1. on the search for internet.
dear blog, this search for internet is turning into a venture worthy of Odysseus. We drive around, navigate between the laptop and the steering wheel between the bike park and McDonald's, trying to find a connection which will work. McDonald's wifi. Did you ever hear of such a thing. and you have to pay for it. That is an outrage. Some hacker needs to bring McD's down. I don't care about their fruit n yougurt parfaits. This is my blog we're talking about. somebody needs to take their stupid wifi security down. wait till I train under xkcd's 1337 girl and it will be me.
2. the things I have done on this stay with my grandparents: bike, swim, read.
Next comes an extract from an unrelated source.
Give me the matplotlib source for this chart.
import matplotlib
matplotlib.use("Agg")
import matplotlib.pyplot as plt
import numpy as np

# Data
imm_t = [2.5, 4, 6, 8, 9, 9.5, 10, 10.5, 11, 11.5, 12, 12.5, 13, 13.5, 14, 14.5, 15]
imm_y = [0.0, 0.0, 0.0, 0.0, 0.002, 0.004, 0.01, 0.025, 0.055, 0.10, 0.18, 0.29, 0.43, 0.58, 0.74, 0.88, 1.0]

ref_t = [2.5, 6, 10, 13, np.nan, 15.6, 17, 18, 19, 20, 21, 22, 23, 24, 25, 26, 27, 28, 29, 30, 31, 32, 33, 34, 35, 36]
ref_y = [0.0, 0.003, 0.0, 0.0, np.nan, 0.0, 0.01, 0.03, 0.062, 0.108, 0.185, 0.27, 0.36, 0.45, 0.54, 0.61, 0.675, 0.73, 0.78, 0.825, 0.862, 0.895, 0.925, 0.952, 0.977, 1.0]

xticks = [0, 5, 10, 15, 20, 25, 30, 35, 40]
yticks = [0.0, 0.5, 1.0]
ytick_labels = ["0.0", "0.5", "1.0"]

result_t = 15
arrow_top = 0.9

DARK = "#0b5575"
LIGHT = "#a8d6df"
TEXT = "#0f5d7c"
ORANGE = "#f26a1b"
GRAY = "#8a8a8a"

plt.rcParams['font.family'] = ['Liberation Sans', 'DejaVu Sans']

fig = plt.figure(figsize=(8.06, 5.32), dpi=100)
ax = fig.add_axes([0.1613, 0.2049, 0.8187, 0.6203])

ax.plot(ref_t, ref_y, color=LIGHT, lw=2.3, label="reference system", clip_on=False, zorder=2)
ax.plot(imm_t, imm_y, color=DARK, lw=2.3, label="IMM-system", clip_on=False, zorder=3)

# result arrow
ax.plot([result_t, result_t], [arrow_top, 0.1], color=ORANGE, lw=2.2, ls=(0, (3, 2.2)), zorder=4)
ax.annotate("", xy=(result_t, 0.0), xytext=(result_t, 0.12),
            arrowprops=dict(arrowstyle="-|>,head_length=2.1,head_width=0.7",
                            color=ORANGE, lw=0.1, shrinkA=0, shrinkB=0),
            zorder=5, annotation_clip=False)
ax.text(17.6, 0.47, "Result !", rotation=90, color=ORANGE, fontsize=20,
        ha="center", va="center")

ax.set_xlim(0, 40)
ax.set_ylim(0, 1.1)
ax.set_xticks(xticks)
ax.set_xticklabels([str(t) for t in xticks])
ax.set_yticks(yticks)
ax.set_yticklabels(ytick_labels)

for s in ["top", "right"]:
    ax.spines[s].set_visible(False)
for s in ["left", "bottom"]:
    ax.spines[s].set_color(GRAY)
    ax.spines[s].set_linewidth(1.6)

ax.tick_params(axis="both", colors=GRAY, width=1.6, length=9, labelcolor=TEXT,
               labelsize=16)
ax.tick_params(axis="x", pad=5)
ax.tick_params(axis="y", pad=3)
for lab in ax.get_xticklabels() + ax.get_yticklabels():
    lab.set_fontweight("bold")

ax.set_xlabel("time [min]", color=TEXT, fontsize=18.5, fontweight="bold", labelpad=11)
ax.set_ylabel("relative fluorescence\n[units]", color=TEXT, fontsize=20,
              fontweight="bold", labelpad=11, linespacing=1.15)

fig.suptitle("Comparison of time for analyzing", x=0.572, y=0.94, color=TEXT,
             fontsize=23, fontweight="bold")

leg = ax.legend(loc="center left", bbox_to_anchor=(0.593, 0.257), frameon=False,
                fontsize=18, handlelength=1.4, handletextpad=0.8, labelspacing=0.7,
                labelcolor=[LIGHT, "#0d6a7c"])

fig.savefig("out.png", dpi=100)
More on the reading:
3. okay so I read twilight. from 11pm last night to 2 am.
First of all. Whenever this book said things like: "the unbearable beauty of his eyes" or "If I could dream at all, it would be about you" and "I tried to keep my eyes away from his perfection as much as possible, but I slipped often. Each time, his beauty pierced me through with sadness" I LAUGHED OUT LOUD. Are you joking with me. Is this book supposed to be funny? I think I like this book the same way I liked Spider-Man 3--because it was terrible and it made me laugh. It's actually a good analogy, because both Spider-Man 3 and Twilight have heart, which I also liked about them.
Also, this series is about equal to Eragon when it comes to writing. Stephanie Meyer is the pen name of a fifteen year old girl. No joke. Stephanie Meyer the professor is just a front for her daughter, who really writes these books. This is glorified fanfiction. It's why people love it. I think buttfacemakani
said it best in her blog post.
If somebody sent me a text copy, I would Mystery Science Theatre-up the whole thing. It'd be AWESOME.
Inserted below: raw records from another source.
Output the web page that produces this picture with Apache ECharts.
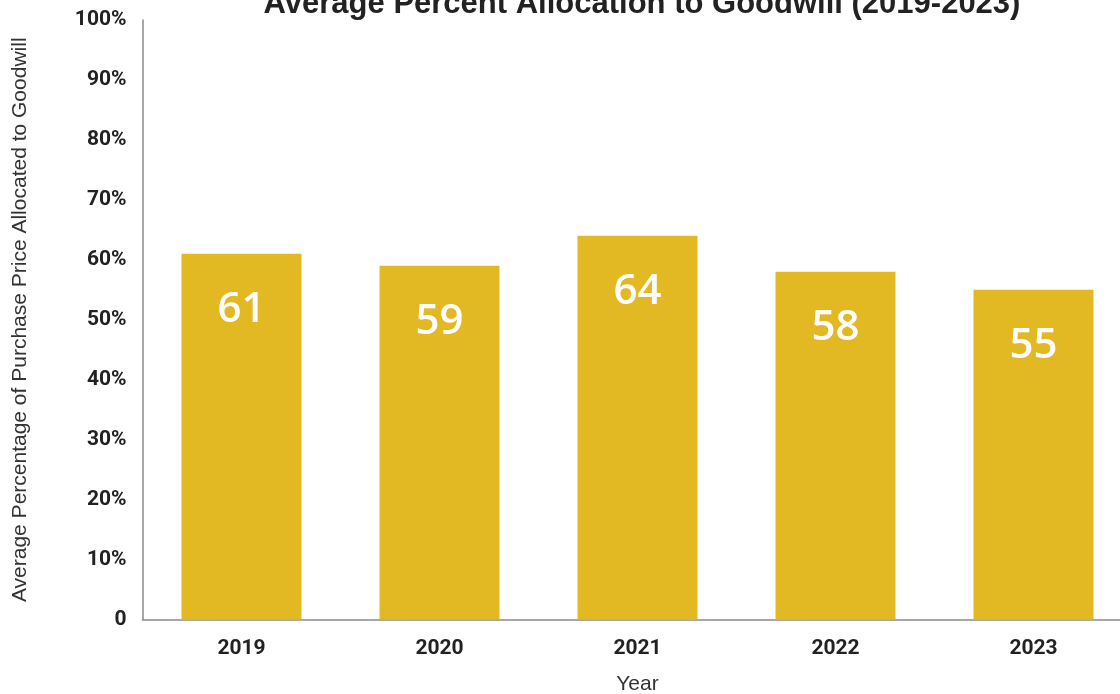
<!DOCTYPE html>
<html>
<head>
<meta charset="utf-8">
<script src="https://cdn.jsdelivr.net/npm/echarts@6/dist/echarts.min.js"></script>
<style>
  html, body { margin: 0; padding: 0; background: #ffffff; }
  #chart { width: 1120px; height: 694px; }
</style>
</head>
<body>
<div id="chart"></div>
<script>
// Average share of purchase price allocated to goodwill, by deal year
const years = ['2019', '2020', '2021', '2022', '2023'];
const goodwillPct = [61, 59, 64, 58, 55];
const yTicks = [0, 10, 20, 30, 40, 50, 60, 70, 80, 90, 100];

const chart = echarts.init(document.getElementById('chart'), null, { renderer: 'canvas' });

chart.setOption({
  backgroundColor: '#ffffff',
  animation: false,
  title: {
    text: 'Average Percent Allocation to Goodwill (2019-2023)',
    left: 637,
    textAlign: 'center',
    top: -16,
    textStyle: {
      fontFamily: 'Liberation Sans',
      fontWeight: 'bold',
      fontSize: 31,
      color: '#222222'
    }
  },
  grid: {
    outerBoundsMode: 'none',
    containLabel: false,
    left: 142.5,
    top: 20,
    width: 990,
    height: 599.5
  },
  xAxis: {
    type: 'category',
    data: years,
    name: 'Year',
    nameLocation: 'middle',
    nameGap: 54,
    nameTextStyle: {
      fontFamily: 'Liberation Sans',
      fontSize: 21,
      color: '#333333'
    },
    axisLine: { lineStyle: { color: '#8a8a8a', width: 1.5 } },
    axisTick: { show: false },
    axisLabel: {
      margin: 19,
      fontFamily: 'Roboto',
      fontWeight: 'bold',
      fontSize: 21,
      color: '#222222'
    }
  },
  yAxis: {
    type: 'value',
    min: yTicks[0],
    max: yTicks[yTicks.length - 1],
    interval: 10,
    name: 'Average Percentage of Purchase Price Allocated to Goodwill',
    nameLocation: 'middle',
    nameGap: 112,
    nameTextStyle: {
      fontFamily: 'Liberation Sans',
      fontSize: 21,
      color: '#333333'
    },
    splitLine: { show: false },
    axisLine: { show: true, lineStyle: { color: '#8a8a8a', width: 1.5 } },
    axisTick: { show: false },
    axisLabel: {
      margin: 16,
      padding: [5, 0, 0, 0],
      fontFamily: 'Roboto',
      fontWeight: 'bold',
      fontSize: 21,
      color: '#222222',
      formatter: v => (v === 0 ? '0' : v + '%')
    }
  },
  series: [{
    type: 'bar',
    data: goodwillPct,
    barWidth: 120,
    itemStyle: { color: '#E3B923' },
    label: {
      show: true,
      position: 'insideTop',
      distance: 35,
      fontFamily: 'Open Sans',
      fontWeight: 600,
      fontSize: 42,
      color: '#ffffff',
      formatter: p => String(Math.round(p.value))
    }
  }]
});
</script>
</body>
</html>
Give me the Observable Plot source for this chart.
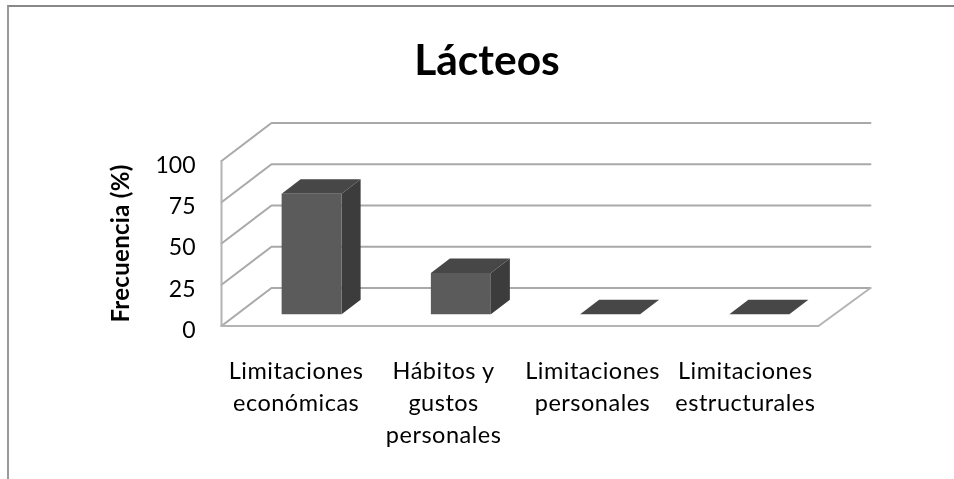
<!DOCTYPE html>
<html><head><meta charset="utf-8">
<script src="https://cdn.jsdelivr.net/npm/d3@7"></script>
<script src="https://cdn.jsdelivr.net/npm/@observablehq/plot@0.6"></script>
<style>
html,body{margin:0;padding:0;background:#fff;overflow:hidden}
#wrap{position:relative;width:954px;height:479px;filter:blur(0.5px)}
#frame{position:absolute;left:7px;top:5px;right:-5px;bottom:-5px;border-top:2px solid #888;border-left:2px solid #999}
#title{position:absolute;left:0;width:974px;top:34px;text-align:center;font:700 42.5px Lato,sans-serif;line-height:50px;color:#000}
svg{position:absolute;left:0;top:0}
.cat{letter-spacing:0.5px}
.ylab{letter-spacing:0.3px;font-weight:700}
</style></head><body>
<div id="wrap"><div id="frame"></div><div id="title">Lácteos</div></div>
<script>
const categories = ["Limitaciones\neconómicas","Hábitos y\ngustos\npersonales","Limitaciones\npersonales","Limitaciones\nestructurales"];
const values = [73, 25, 0, 0];
const yTicks = [0, 25, 50, 75, 100];
const yLabel = "Frecuencia (%)";

// Oblique projection: depth 1 shifts a point right and up, in data units
const depthX = 50 / 149.25, depthY = 23.03;
const barWidth = 0.402;           // share of a category band
const depthNear = 0.31, depthFar = 0.69;
const labelNudge = [0, -0.012, -0.014, 0.01];
const backEnd = categories.length + 0.013;
const P = (c, v, d, key) => ({x: c + d * depthX, y: v + d * depthY, key});

const grid = yTicks.flatMap(v => [
  P(0, v, 0, "g" + v), P(0, v, 1, "g" + v), P(backEnd, v, 1, "g" + v)
]);
const axisLines = [
  P(0, 0, 0, "wall"), P(0, yTicks[yTicks.length - 1], 0, "wall"),
  P(0, 0, 0, "floor"), P(categories.length, 0, 0, "floor"), P(backEnd, 0, 1, "floor")
];
const sideFaces = [], topFaces = [], frontFaces = [];
values.forEach((v, i) => {
  const l = i + 0.5 - barWidth / 2, r = i + 0.5 + barWidth / 2;
  const k = "b" + i;
  sideFaces.push(P(r,0,depthNear,k), P(r,v,depthNear,k), P(r,v,depthFar,k), P(r,0,depthFar,k));
  topFaces.push(P(l,v,depthNear,k), P(r,v,depthNear,k), P(r,v,depthFar,k), P(l,v,depthFar,k));
  frontFaces.push(P(l,0,depthNear,k), P(r,0,depthNear,k), P(r,v,depthNear,k), P(l,v,depthNear,k));
});
const face = (data, fill) => Plot.line(data, {x:"x", y:"y", z:"key", fill, stroke:"none", curve:"linear-closed"});

const chart = Plot.plot({
  width: 954, height: 479,
  marginLeft: 221, marginRight: 86, marginTop: 122.5, marginBottom: 153.5,
  style: {background:"transparent", fontFamily:"Lato, sans-serif", color:"#000"},
  x: {domain:[0, categories.length + depthX], axis:null},
  y: {domain:[0, 100 + depthY], axis:null},
  marks: [
    Plot.line(grid, {x:"x", y:"y", z:"key", stroke:"#a9a9a9", strokeWidth:2}),
    Plot.line(axisLines, {x:"x", y:"y", z:"key", stroke:"#b4b4b4", strokeWidth:2}),
    face(sideFaces, "#3c3c3c"),
    face(topFaces, "#474747"),
    face(frontFaces, "#5b5b5b"),
    Plot.text(yTicks, {x:() => 0, y:d => d, text:d => String(d), textAnchor:"end", dx:-26, dy:4.5, fontSize:23, fill:"#000"}),
    Plot.text([yLabel], {x:() => 0, y:() => 50, rotate:-90, dx:-100, fontSize:24, fontWeight:700, fill:"#000", className:"ylab"}),
    Plot.text(categories, {x:(d,i) => i + 0.5 + labelNudge[i], y:() => 0, text:d => d, lineAnchor:"top", dy:30.5, lineHeight:1.36, fontSize:23.5, fill:"#000", className:"cat"})
  ]
});
document.getElementById("wrap").appendChild(chart);
</script>
</body></html>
I got New Moon and Eclipse in the following four hours.
I read New Moon from 3 to 6pm of the following day. It was much better than Twilight, because there were less descriptions of how beautiful Edward was and actual plot. The mirroring of Romeo and Juliet was obvious but also gave it at least a little bit of actual "I put real work into this writing and thought about plot and allusion and everything" into it. Unlike Twilight.
And I mean, I know that everyone else in this book is madly in love with Bella, but I wish she'd do something that would make the reader madly in love with her too. As it is, she's just kind of pathetic. I don't see why everyone likes her so much, because personally, I don't think she's that exciting or deserves that much attention.
now, for eclipse....which I read during the unholy hours of 10pm and 1:30am. did I mention I got five hours of sleep the night before? This book is just a continuation of the book before it, which kind of irks me about series. I mean, Robert Jordan did it, and look at how well it turned out for HIM. NOT. I'd rather each book have a cohesive theme, kthxbai. and I hate Wuthering Heights. and the whole team edward team jacob thing is retarded. team edward all the way. as far as I'm concerned, Edward had no choice to run off for a whole book. That was totally the author's fault. He wouldn't actually do that, except this was going to be ONE NOVEL not a SERIES and she had to do something to get it going again.
once again, I wish that Bella was a better main character. There was a reason I hated Wuthering Heights--because people preferred to wallow in their lovesick misery than just do something to make themselves happy. There's a reason I hate Bella--because she prefers to wallow in her lovesick misery between two men rather than just get up and do something about it. She's passive and standard manipuilating damsel in distress and I hate it. plz, do something that makes me like you. that's directed at you, stephanie meyer. and also, wtf. the plot sucks. I'm sorry, but that was a four hundred page book with one fight scene in it. a good 50% was nothing more than edward vs jacob, and only like 2% of that was cool edward/jacob, and that 2% was when Bella thought she was asleep. case in point: idiot....
so my thoughts about this series: creating a few characters that people like apparently sells you millions of books. because the plots aren't great, the first one was written by her when she was probably fifteen, the sequels feel (like sequels to one-shot usually do) contrived, the main character's a bore who no one likes, and the descriptions in the first book are HILARIOUS, but the hilarity goes downhill as the writing skill goes up (not enough to satisfy me, just enough to be not funny anymore). the end.
I also think this series has the potential to turn into a Nancy Drew-like thing, with constantly random Bella and Edward fight the _____, unless she ends it when they finally get hitched and vampir'd up. so hope she does, for our sake. we don't want another Robert Jordan episode. not that I care at this point if she (main character) even lives. god. please write something for her to do to make me like her in the next book or I will write you a very threatening email. the reason it will be so threatening is that I will quote every corny bad line of dialogue RIGHT BACK AT YOU and you will explode. I'M ONTO YOU, STEPHANIE MEYER. I KNOW YOU WROTE TWILIGHT AT AGE FIFTEEN. so you better watch out. that's underage, and they don't let you write porn underage.
4. other than reading, biking, and swimming, my summer has been boring. moving on. time to finish Walden. maybe I will read Dubliners after all, just to escape henry david thoreau. ugh.